Haha haha haha haha! Good one buddy!


----------



## Jakthesoldier (Feb 1, 2015)

I'm going to take the time to address just one point here since is was the most touched on.

First, there is a difference between tithing, and a collection for a party in need. 

Second, yes, we GIVE freely in that situation, each in accordance with what he can handle. It is not forced. But when the cause becomes so big that its not handled by a collection plate, people form these things called charities which are a liberal concept and mostly run by liberals, despite receiving most of their money from conservatives, (because Jesus was a libertarian) These are, at their core SOCALIST concepts. When many take care of few it is socialist. That doesn't make it wrong, it is what it is.


----------



## Denton (Sep 18, 2012)

Jakthesoldier said:


> I'm going to take the time to address just one point here since is was the most touched on.
> 
> First, there is a difference between tithing, and a collection for a party in need.
> 
> Second, yes, we GIVE freely in that situation, each in accordance with what he can handle. It is not forced. But when the cause becomes so big that its not handled by a collection plate, people form these things called charities which are a liberal concept and mostly run by liberals, despite receiving most of their money from conservatives, (because Jesus was a libertarian) These are, at their core SOCALIST concepts. When many take care of few it is socialist. That doesn't make it wrong, it is what it is.


When the state takes from people and then redistributes it, it is called a socialist state. Such a state steals responsibility and denigrates society, causing more reliance upon the state and, as a consequence, more control by the state.

Another consequence of the socialist state is the disconnect between members of a community as the members assume the state is responsible for the well being of the other members. People become callous to each others' needs.

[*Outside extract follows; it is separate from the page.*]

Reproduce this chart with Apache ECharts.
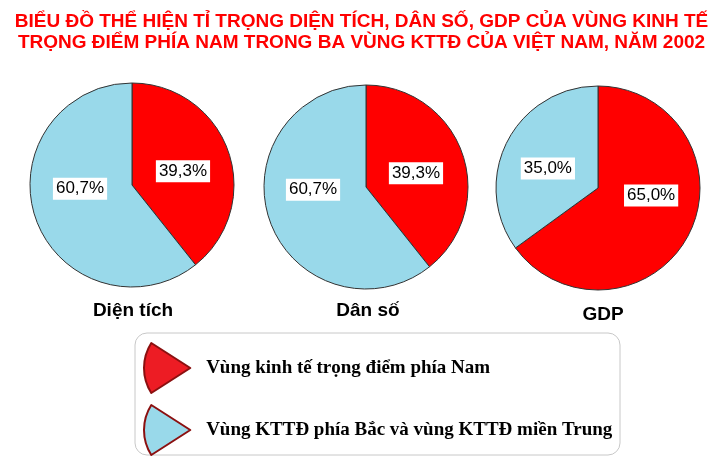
<!DOCTYPE html>
<html>
<head>
<meta charset="utf-8">
<script src="https://cdn.jsdelivr.net/npm/echarts@6/dist/echarts.min.js"></script>
<style>html,body{margin:0;padding:0;background:#fff;}#c{width:723px;height:466px;}</style>
</head>
<body>
<div id="c"></div>
<script>
var titleLines = ['BIỂU ĐỒ THỂ HIỆN TỈ TRỌNG DIỆN TÍCH, DÂN SỐ, GDP CỦA VÙNG KINH TẾ', 'TRỌNG ĐIỂM PHÍA NAM TRONG BA VÙNG KTTĐ CỦA VIỆT NAM, NĂM 2002'];
var seriesNames = ['Vùng kinh tế trọng điểm phía Nam', 'Vùng KTTĐ phía Bắc và vùng KTTĐ miền Trung'];
var categories = ['Diện tích', 'Dân số', 'GDP'];
var southValues = [39.3, 39.3, 65.0];
var otherValues = [60.7, 60.7, 35.0];

var centers = [[132, 185], [366, 187], [598, 188]];
var captionPos = [[133, 301], [368, 301], [603, 305]];
var labelShift = [[[0, 4], [-1, -14]], [[-1, 4], [-2, -15]], [[5, -17], [-2, 5]]];
var sliceColors = ['#FF0000', '#99D9EA'];
var legendColors = ['#ED1C24', '#99D9EA'];

var chart = echarts.init(document.getElementById('c'));
var series = categories.map(function (cat, i) {
  return {
    type: 'pie',
    name: cat,
    center: centers[i],
    radius: 102,
    startAngle: 90,
    clockwise: true,
    silent: true,
    animation: false,
    itemStyle: { borderColor: '#333', borderWidth: 1 },
    label: {
      show: true,
      position: 'inner',
      formatter: function (p) { return p.value.toFixed(1).replace('.', ',') + '%'; },
      color: '#000',
      fontFamily: 'Liberation Sans',
      fontSize: 17,
      backgroundColor: '#fff',
      padding: [3, 3, 2, 3]
    },
    labelLayout: function (p) {
      var s = labelShift[i][p.dataIndex];
      return { dx: s[0], dy: s[1] };
    },
    labelLine: { show: false },
    data: [
      { name: seriesNames[0], value: southValues[i], itemStyle: { color: sliceColors[0] } },
      { name: seriesNames[1], value: otherValues[i], itemStyle: { color: sliceColors[1] } }
    ]
  };
});

var sectorIcon = 'path://M100,50 L22,0 A93,93 0 0 0 22,100 Z';

var option = {
  backgroundColor: '#fff',
  animation: false,
  title: [
    {
      text: titleLines.join('\n'),
      left: 'center',
      top: 11,
      padding: 0,
      textStyle: { color: '#FF0000', fontFamily: 'Liberation Sans', fontWeight: 'bold', fontSize: 19, lineHeight: 21 }
    }
  ].concat(categories.map(function (cat, i) {
    return {
      text: cat,
      left: captionPos[i][0],
      top: captionPos[i][1],
      textAlign: 'center',
      padding: 0,
      textStyle: { color: '#000', fontFamily: 'Liberation Sans', fontWeight: 'bold', fontSize: 19 }
    };
  })),
  graphic: [
    {
      type: 'rect',
      shape: { x: 135, y: 333, width: 485, height: 122, r: 12 },
      style: { fill: '#fff', stroke: '#C8C8C8', lineWidth: 1 },
      z: -1,
      silent: true
    }
  ],
  legend: {
    orient: 'vertical',
    left: 143,
    top: 342,
    padding: 0,
    itemWidth: 56,
    itemHeight: 50,
    itemGap: 10,
    selectedMode: false,
    textStyle: { color: '#000', fontFamily: 'Liberation Serif', fontWeight: 'bold', fontSize: 19, padding: [0, 0, 8, 6] },
    data: seriesNames.map(function (n, i) {
      return { name: n, icon: sectorIcon, itemStyle: { color: legendColors[i], borderColor: '#8B1010', borderWidth: 2 } };
    })
  },
  series: series
};
chart.setOption(option);
</script>
</body>
</html>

It is my opinion that these consequences are not unintended consequences but those that are expected by those who prefer to control the people.


----------



## jim-henscheli (May 4, 2015)

If people VOLUNTEER it's not socialist. The difference between charity and socialism is night and day. Socialism is top down control. Charity is a voluntary act. It's not the same. And to say that most charities are run by liberals is PAINFULLY uninformed.


----------



## Denton (Sep 18, 2012)

> If we TRULY followed the 2A, we would have to give convicted murderers and child molesters guns when they get out. Illegals, traffickers, etc. would all LEGALLY be able to own guns. Some right wingers are ok with that because when they kill someone we can just kill them back.


So, once someone pays their debt to society they still owe?

Let's take child molesters off the table. That crime isn't gun related.

Illegals with weapons is called an armed invasion; I don't care what the recent federal court of appeals decided. Let's stick with the citizens of the several states.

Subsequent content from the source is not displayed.